### Objective
Can you copy out the data exactly? Leave the images out.

[Figure scripts]
- - - - - - -

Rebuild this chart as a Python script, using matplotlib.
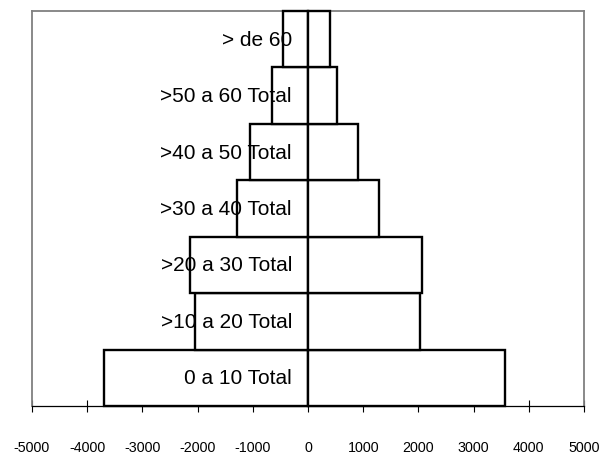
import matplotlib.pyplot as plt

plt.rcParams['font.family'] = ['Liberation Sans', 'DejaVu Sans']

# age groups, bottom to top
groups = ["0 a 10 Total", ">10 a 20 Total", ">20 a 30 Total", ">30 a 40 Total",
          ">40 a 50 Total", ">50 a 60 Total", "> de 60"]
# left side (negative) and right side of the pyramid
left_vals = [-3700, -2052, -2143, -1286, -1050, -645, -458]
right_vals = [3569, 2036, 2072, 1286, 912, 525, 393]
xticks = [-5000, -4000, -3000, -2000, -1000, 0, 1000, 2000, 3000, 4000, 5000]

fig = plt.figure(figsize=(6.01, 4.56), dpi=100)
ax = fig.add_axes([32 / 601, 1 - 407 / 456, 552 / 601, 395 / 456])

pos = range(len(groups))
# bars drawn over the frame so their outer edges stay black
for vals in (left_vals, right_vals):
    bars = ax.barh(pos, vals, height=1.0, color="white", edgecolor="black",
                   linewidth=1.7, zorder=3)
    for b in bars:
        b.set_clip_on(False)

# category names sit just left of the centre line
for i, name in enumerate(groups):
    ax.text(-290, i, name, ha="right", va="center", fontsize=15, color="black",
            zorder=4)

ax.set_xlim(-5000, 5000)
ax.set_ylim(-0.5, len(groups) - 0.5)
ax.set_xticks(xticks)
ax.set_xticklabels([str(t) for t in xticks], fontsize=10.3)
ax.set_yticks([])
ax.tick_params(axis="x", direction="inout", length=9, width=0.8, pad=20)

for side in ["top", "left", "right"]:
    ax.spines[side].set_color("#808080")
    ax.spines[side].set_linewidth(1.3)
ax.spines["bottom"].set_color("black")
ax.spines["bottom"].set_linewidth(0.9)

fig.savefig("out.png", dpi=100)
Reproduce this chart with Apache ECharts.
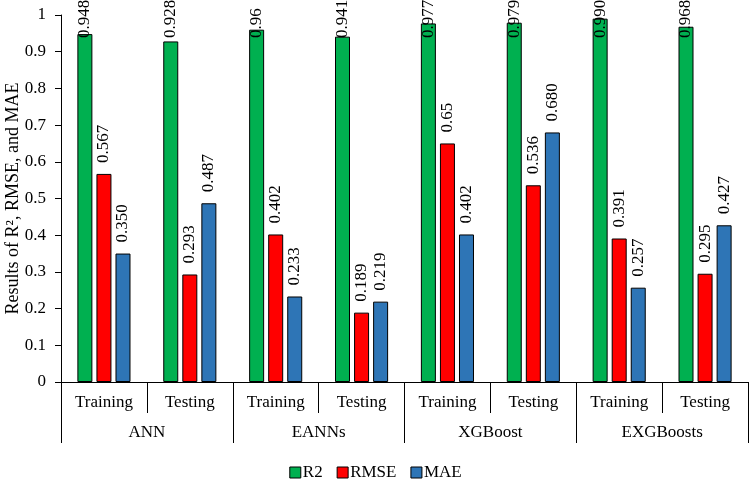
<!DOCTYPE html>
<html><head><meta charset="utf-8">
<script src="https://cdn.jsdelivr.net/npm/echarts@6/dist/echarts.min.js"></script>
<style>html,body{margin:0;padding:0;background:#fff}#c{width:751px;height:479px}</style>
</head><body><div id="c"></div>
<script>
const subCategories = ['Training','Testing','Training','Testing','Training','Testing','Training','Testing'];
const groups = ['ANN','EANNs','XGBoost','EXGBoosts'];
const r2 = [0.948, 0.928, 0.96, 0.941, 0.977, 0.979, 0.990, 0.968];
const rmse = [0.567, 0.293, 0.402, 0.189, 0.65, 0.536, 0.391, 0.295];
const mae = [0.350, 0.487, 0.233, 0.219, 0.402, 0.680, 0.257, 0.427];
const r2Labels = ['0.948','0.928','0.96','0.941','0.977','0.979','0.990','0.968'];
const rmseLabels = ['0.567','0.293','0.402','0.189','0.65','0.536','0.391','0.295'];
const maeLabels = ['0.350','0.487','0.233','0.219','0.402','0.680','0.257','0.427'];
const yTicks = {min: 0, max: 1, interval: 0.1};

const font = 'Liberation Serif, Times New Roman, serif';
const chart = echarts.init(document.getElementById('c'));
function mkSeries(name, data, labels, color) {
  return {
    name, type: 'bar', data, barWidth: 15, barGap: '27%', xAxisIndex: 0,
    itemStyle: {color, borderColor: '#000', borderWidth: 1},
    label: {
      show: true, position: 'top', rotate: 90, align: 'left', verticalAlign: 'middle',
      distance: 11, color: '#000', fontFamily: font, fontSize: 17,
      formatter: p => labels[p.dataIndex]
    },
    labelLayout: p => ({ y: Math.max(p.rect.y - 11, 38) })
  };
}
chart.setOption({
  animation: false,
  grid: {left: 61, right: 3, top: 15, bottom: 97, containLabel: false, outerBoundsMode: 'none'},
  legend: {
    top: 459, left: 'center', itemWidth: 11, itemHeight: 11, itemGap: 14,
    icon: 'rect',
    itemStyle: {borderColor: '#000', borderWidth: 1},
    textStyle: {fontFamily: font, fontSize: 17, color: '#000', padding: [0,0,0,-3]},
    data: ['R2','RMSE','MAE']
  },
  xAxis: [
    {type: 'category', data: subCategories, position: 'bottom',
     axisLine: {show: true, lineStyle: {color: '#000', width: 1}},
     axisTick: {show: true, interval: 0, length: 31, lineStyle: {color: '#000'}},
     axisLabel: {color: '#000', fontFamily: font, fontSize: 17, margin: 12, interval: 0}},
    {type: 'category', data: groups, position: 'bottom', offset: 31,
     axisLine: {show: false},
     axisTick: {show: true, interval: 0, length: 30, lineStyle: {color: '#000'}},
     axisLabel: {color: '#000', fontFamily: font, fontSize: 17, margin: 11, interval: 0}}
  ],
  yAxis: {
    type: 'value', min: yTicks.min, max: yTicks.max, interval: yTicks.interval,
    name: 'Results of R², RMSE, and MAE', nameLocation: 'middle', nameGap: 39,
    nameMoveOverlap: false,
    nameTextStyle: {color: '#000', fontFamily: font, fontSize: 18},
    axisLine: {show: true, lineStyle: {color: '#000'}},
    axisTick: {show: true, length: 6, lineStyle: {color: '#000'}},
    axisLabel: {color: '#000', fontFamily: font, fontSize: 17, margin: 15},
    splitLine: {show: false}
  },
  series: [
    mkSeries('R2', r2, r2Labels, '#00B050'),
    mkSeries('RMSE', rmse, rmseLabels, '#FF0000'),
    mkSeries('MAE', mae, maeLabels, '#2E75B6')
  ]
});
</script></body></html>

- - - - - - -

### Exercise answer
Rebuild this chart as a Python script, using matplotlib.
import matplotlib.pyplot as plt

plt.rcParams['font.family'] = ['Liberation Sans', 'DejaVu Sans']

# age groups, bottom to top
groups = ["0 a 10 Total", ">10 a 20 Total", ">20 a 30 Total", ">30 a 40 Total",
          ">40 a 50 Total", ">50 a 60 Total", "> de 60"]
# left side (negative) and right side of the pyramid
left_vals = [-3700, -2052, -2143, -1286, -1050, -645, -458]
right_vals = [3569, 2036, 2072, 1286, 912, 525, 393]
xticks = [-5000, -4000, -3000, -2000, -1000, 0, 1000, 2000, 3000, 4000, 5000]

fig = plt.figure(figsize=(6.01, 4.56), dpi=100)
ax = fig.add_axes([32 / 601, 1 - 407 / 456, 552 / 601, 395 / 456])

pos = range(len(groups))
# bars drawn over the frame so their outer edges stay black
for vals in (left_vals, right_vals):
    bars = ax.barh(pos, vals, height=1.0, color="white", edgecolor="black",
                   linewidth=1.7, zorder=3)
    for b in bars:
        b.set_clip_on(False)

# category names sit just left of the centre line
for i, name in enumerate(groups):
    ax.text(-290, i, name, ha="right", va="center", fontsize=15, color="black",
            zorder=4)

ax.set_xlim(-5000, 5000)
ax.set_ylim(-0.5, len(groups) - 0.5)
ax.set_xticks(xticks)
ax.set_xticklabels([str(t) for t in xticks], fontsize=10.3)
ax.set_yticks([])
ax.tick_params(axis="x", direction="inout", length=9, width=0.8, pad=20)

for side in ["top", "left", "right"]:
    ax.spines[side].set_color("#808080")
    ax.spines[side].set_linewidth(1.3)
ax.spines["bottom"].set_color("black")
ax.spines["bottom"].set_linewidth(0.9)

fig.savefig("out.png", dpi=100)
Reproduce this chart with Apache ECharts.
<!DOCTYPE html>
<html><head><meta charset="utf-8">
<script src="https://cdn.jsdelivr.net/npm/echarts@6/dist/echarts.min.js"></script>
<style>html,body{margin:0;padding:0;background:#fff}#c{width:751px;height:479px}</style>
</head><body><div id="c"></div>
<script>
const subCategories = ['Training','Testing','Training','Testing','Training','Testing','Training','Testing'];
const groups = ['ANN','EANNs','XGBoost','EXGBoosts'];
const r2 = [0.948, 0.928, 0.96, 0.941, 0.977, 0.979, 0.990, 0.968];
const rmse = [0.567, 0.293, 0.402, 0.189, 0.65, 0.536, 0.391, 0.295];
const mae = [0.350, 0.487, 0.233, 0.219, 0.402, 0.680, 0.257, 0.427];
const r2Labels = ['0.948','0.928','0.96','0.941','0.977','0.979','0.990','0.968'];
const rmseLabels = ['0.567','0.293','0.402','0.189','0.65','0.536','0.391','0.295'];
const maeLabels = ['0.350','0.487','0.233','0.219','0.402','0.680','0.257','0.427'];
const yTicks = {min: 0, max: 1, interval: 0.1};

const font = 'Liberation Serif, Times New Roman, serif';
const chart = echarts.init(document.getElementById('c'));
function mkSeries(name, data, labels, color) {
  return {
    name, type: 'bar', data, barWidth: 15, barGap: '27%', xAxisIndex: 0,
    itemStyle: {color, borderColor: '#000', borderWidth: 1},
    label: {
      show: true, position: 'top', rotate: 90, align: 'left', verticalAlign: 'middle',
      distance: 11, color: '#000', fontFamily: font, fontSize: 17,
      formatter: p => labels[p.dataIndex]
    },
    labelLayout: p => ({ y: Math.max(p.rect.y - 11, 38) })
  };
}
chart.setOption({
  animation: false,
  grid: {left: 61, right: 3, top: 15, bottom: 97, containLabel: false, outerBoundsMode: 'none'},
  legend: {
    top: 459, left: 'center', itemWidth: 11, itemHeight: 11, itemGap: 14,
    icon: 'rect',
    itemStyle: {borderColor: '#000', borderWidth: 1},
    textStyle: {fontFamily: font, fontSize: 17, color: '#000', padding: [0,0,0,-3]},
    data: ['R2','RMSE','MAE']
  },
  xAxis: [
    {type: 'category', data: subCategories, position: 'bottom',
     axisLine: {show: true, lineStyle: {color: '#000', width: 1}},
     axisTick: {show: true, interval: 0, length: 31, lineStyle: {color: '#000'}},
     axisLabel: {color: '#000', fontFamily: font, fontSize: 17, margin: 12, interval: 0}},
    {type: 'category', data: groups, position: 'bottom', offset: 31,
     axisLine: {show: false},
     axisTick: {show: true, interval: 0, length: 30, lineStyle: {color: '#000'}},
     axisLabel: {color: '#000', fontFamily: font, fontSize: 17, margin: 11, interval: 0}}
  ],
  yAxis: {
    type: 'value', min: yTicks.min, max: yTicks.max, interval: yTicks.interval,
    name: 'Results of R², RMSE, and MAE', nameLocation: 'middle', nameGap: 39,
    nameMoveOverlap: false,
    nameTextStyle: {color: '#000', fontFamily: font, fontSize: 18},
    axisLine: {show: true, lineStyle: {color: '#000'}},
    axisTick: {show: true, length: 6, lineStyle: {color: '#000'}},
    axisLabel: {color: '#000', fontFamily: font, fontSize: 17, margin: 15},
    splitLine: {show: false}
  },
  series: [
    mkSeries('R2', r2, r2Labels, '#00B050'),
    mkSeries('RMSE', rmse, rmseLabels, '#FF0000'),
    mkSeries('MAE', mae, maeLabels, '#2E75B6')
  ]
});
</script></body></html>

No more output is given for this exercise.